| SHORT EXERCISE |
Transcribe the listing in full, excluding any pictures.

| DATA PROVIDED |

----

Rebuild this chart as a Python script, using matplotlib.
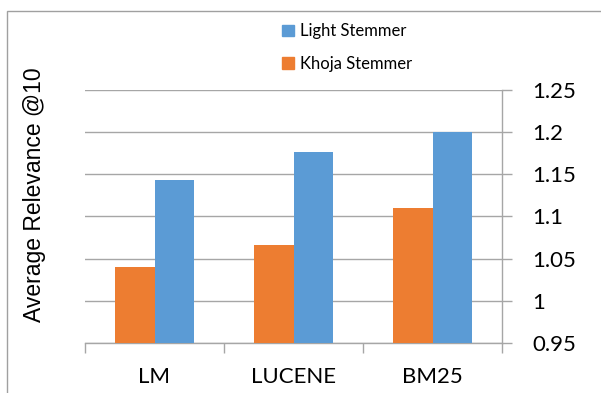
import matplotlib
matplotlib.use("Agg")
import matplotlib.pyplot as plt
from matplotlib.patches import Rectangle, Patch
import numpy as np

categories = ["LM", "LUCENE", "BM25"]
khoja = [1.04, 1.066, 1.110]
light = [1.143, 1.177, 1.200]
yticks = [0.95, 1.0, 1.05, 1.1, 1.15, 1.2, 1.25]
ytick_labels = ["0.95", "1", "1.05", "1.1", "1.15", "1.2", "1.25"]

ORANGE = "#ED7D31"
BLUE = "#5B9BD5"
GRID = "#A6A6A6"
FONT = "Lato"

fig = plt.figure(figsize=(6.01, 3.93), dpi=100)
fig.patches.append(Rectangle((7/601, -0.2), 2, (393-11)/393 + 0.2, transform=fig.transFigure,
                             fill=False, edgecolor="#A0A0A0", linewidth=1.0))
ax = fig.add_axes([85/601, 50/393, 417/601, 253/393])

x = np.arange(len(categories))
w = 1/1.75/2
ax.bar(x - w/2, khoja, width=w, color=ORANGE, zorder=3)
ax.bar(x + w/2, light, width=w, color=BLUE, zorder=3)

ax.set_xlim(-0.5, 2.5)
ax.set_ylim(0.95, 1.25)
ax.yaxis.tick_right()
ax.set_yticks(yticks)
ax.set_yticklabels(ytick_labels, fontsize=16, family=FONT)
ax.tick_params(axis="y", length=7, color=GRID, pad=15, width=1)
ax.grid(axis="y", color=GRID, linewidth=1, zorder=0)

ax.set_xticks(x)
ax.set_xticklabels(categories, fontsize=16, family=FONT)
ax.tick_params(axis="x", length=0, pad=17)
ax.set_xticks([-0.5, 0.5, 1.5, 2.5], minor=True)
ax.tick_params(axis="x", which="minor", length=7, color=GRID, width=1)

for s in ["top", "left"]:
    ax.spines[s].set_visible(False)
for s in ["right", "bottom"]:
    ax.spines[s].set_color(GRID)
    ax.spines[s].set_linewidth(1)

fig.text(35/601, 1 - 195/393, "Average Relevance @10", rotation=90, ha="center", va="center",
         fontsize=16.5, family="Liberation Sans")

handles = [Patch(color=BLUE, label="Light Stemmer"), Patch(color=ORANGE, label="Khoja Stemmer")]
fig.legend(handles=handles, loc="upper left", bbox_to_anchor=(274/601, 1 - 15/393),
           frameon=False, prop={"family": FONT, "size": 12}, handlelength=0.7, handleheight=0.7,
           handletextpad=0.35, labelspacing=1.0, borderpad=0)

fig.savefig("out.png", dpi=100)
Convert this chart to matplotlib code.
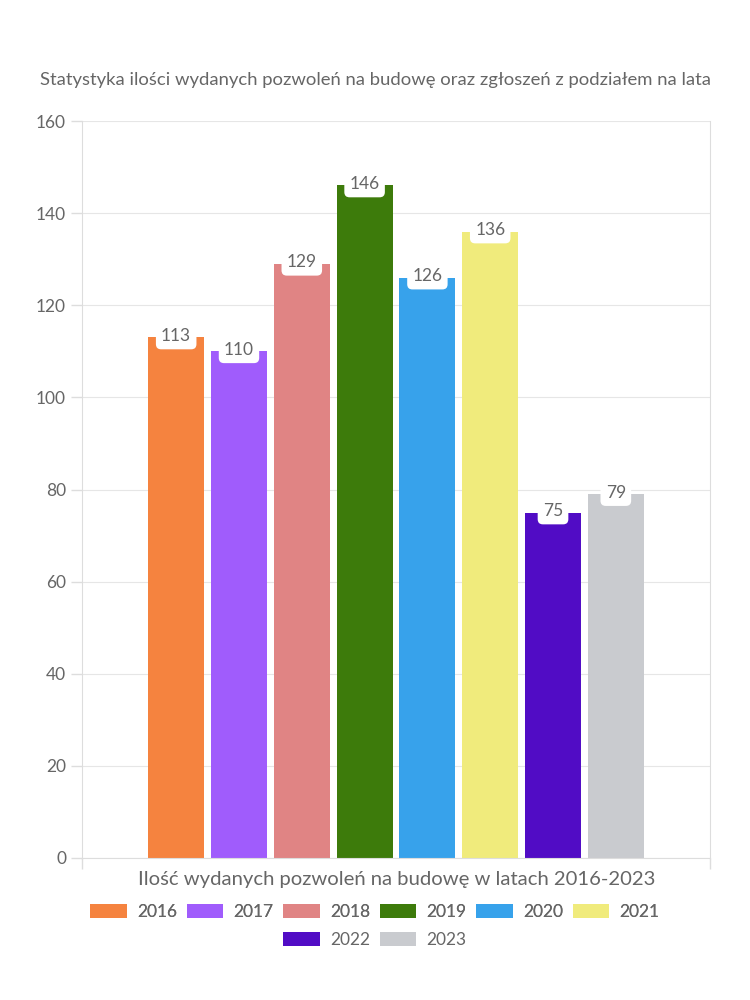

----

| COMPLETE OUTPUT |
Rebuild this chart as a Python script, using matplotlib.
import matplotlib
matplotlib.use("Agg")
import matplotlib.pyplot as plt
from matplotlib.patches import Rectangle, Patch
import numpy as np

categories = ["LM", "LUCENE", "BM25"]
khoja = [1.04, 1.066, 1.110]
light = [1.143, 1.177, 1.200]
yticks = [0.95, 1.0, 1.05, 1.1, 1.15, 1.2, 1.25]
ytick_labels = ["0.95", "1", "1.05", "1.1", "1.15", "1.2", "1.25"]

ORANGE = "#ED7D31"
BLUE = "#5B9BD5"
GRID = "#A6A6A6"
FONT = "Lato"

fig = plt.figure(figsize=(6.01, 3.93), dpi=100)
fig.patches.append(Rectangle((7/601, -0.2), 2, (393-11)/393 + 0.2, transform=fig.transFigure,
                             fill=False, edgecolor="#A0A0A0", linewidth=1.0))
ax = fig.add_axes([85/601, 50/393, 417/601, 253/393])

x = np.arange(len(categories))
w = 1/1.75/2
ax.bar(x - w/2, khoja, width=w, color=ORANGE, zorder=3)
ax.bar(x + w/2, light, width=w, color=BLUE, zorder=3)

ax.set_xlim(-0.5, 2.5)
ax.set_ylim(0.95, 1.25)
ax.yaxis.tick_right()
ax.set_yticks(yticks)
ax.set_yticklabels(ytick_labels, fontsize=16, family=FONT)
ax.tick_params(axis="y", length=7, color=GRID, pad=15, width=1)
ax.grid(axis="y", color=GRID, linewidth=1, zorder=0)

ax.set_xticks(x)
ax.set_xticklabels(categories, fontsize=16, family=FONT)
ax.tick_params(axis="x", length=0, pad=17)
ax.set_xticks([-0.5, 0.5, 1.5, 2.5], minor=True)
ax.tick_params(axis="x", which="minor", length=7, color=GRID, width=1)

for s in ["top", "left"]:
    ax.spines[s].set_visible(False)
for s in ["right", "bottom"]:
    ax.spines[s].set_color(GRID)
    ax.spines[s].set_linewidth(1)

fig.text(35/601, 1 - 195/393, "Average Relevance @10", rotation=90, ha="center", va="center",
         fontsize=16.5, family="Liberation Sans")

handles = [Patch(color=BLUE, label="Light Stemmer"), Patch(color=ORANGE, label="Khoja Stemmer")]
fig.legend(handles=handles, loc="upper left", bbox_to_anchor=(274/601, 1 - 15/393),
           frameon=False, prop={"family": FONT, "size": 12}, handlelength=0.7, handleheight=0.7,
           handletextpad=0.35, labelspacing=1.0, borderpad=0)

fig.savefig("out.png", dpi=100)
Convert this chart to matplotlib code.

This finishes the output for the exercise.